The Fast Company reports “Each year, by one estimate, Americans throw out around 22 million tons of products that could have been recycled.” Shockingly, China was our largest consumer of recycling and waste but denied accepting a large portion of materials moving into the 2019 new year. They claimed this was due to the ever-growing production of their own scrap materials coupled with less demand. Shortly thereafter, California had closures of 284 RePlanet centers. RePlant was considered the largest grouping of recycling plants within the state but could no longer survive as a viable business. To create new products from virgin resources became the chosen low-cost and high-return option in product manufacturing. Market prices decreased for recycled aluminum and PET plastic, while at the same time business costs increased making it no longer economical to be a recycling company in California.
Not all materials are created equal. There is some feedstock with higher efficiency within the recycling stream than others. Aluminum or steel can be easily remade into the same or similar products since there is generally very little contamination and have a higher probability of being recycled properly (ex. 12oz drink can). Other materials, like plastic, have to be chopped up, mixed, melted into other plastics, and are made into other lower quality products as its additional lifecycle. This bleak outlook is why many people consider the situation related to landfills, recycling, and waste management across the US as a serious crisis. This was the reason for developing DEW MIGHTY’s four pillars: REFUSE, REUSE, REDUCE, & AT LAST RESORT RECYCLE.
Some good news- there is a company working on breakthrough changes in this broken system. Terracycle was founded in 2003 and has been focused on creating a new infrastructure around recycling with the goal to design a solution that is not only profitable but also include materials that may not have been considered in traditional programs. There is much debate over mixed material goods and anyone's ability to truly recycle these products so hopefully the Loop is transparent on this topic and manufacturers become more accountable to what they are producing. They are also rolling out a refillable option, Loop, that partners with large brands to have products delivered to your doorstep that have containers returned, recleaned, and refilled. To learn a bit more on their plans take a look at the links provided.
Since so much of what we consume is still largely going into the landfill currently, regardless if products are thrown into the recycling bin, there are needs for collective action.

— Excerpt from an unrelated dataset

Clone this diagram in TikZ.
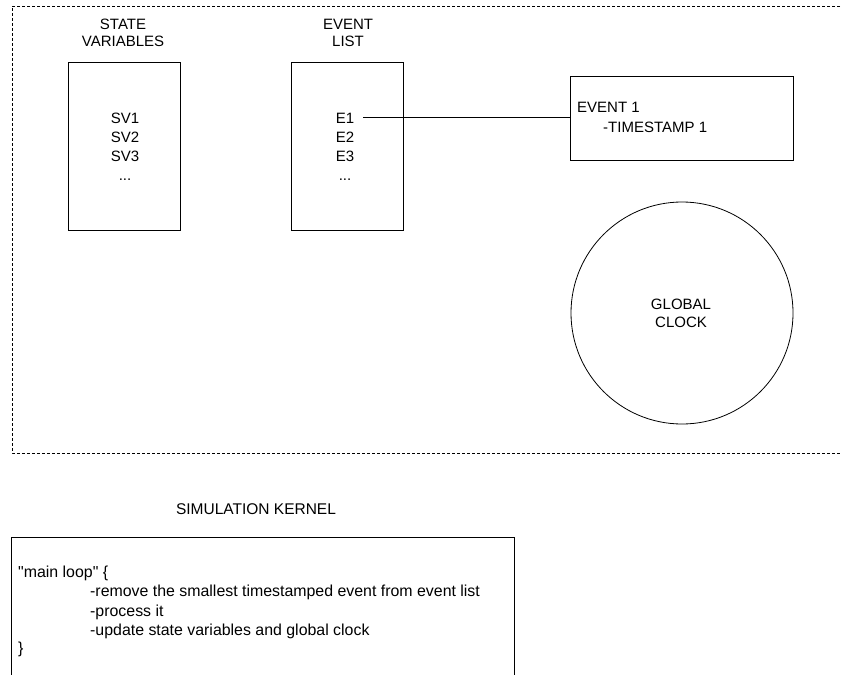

Alert your local legislation and read about the SB54/AB1080 (The California Circular Economy and Plastic Pollution Prevention Act!) that can be signed on the Surfrider website as well as an extensive list of current legislation on the Californians Against Waste website. The bill SB54/AB1080 did not pass in 2019 and we hope it will be re-evaluated this year.
This might be a broken system currently but if we dream, believe, and take action in the ability to improve there is a chance to reinvent recycling.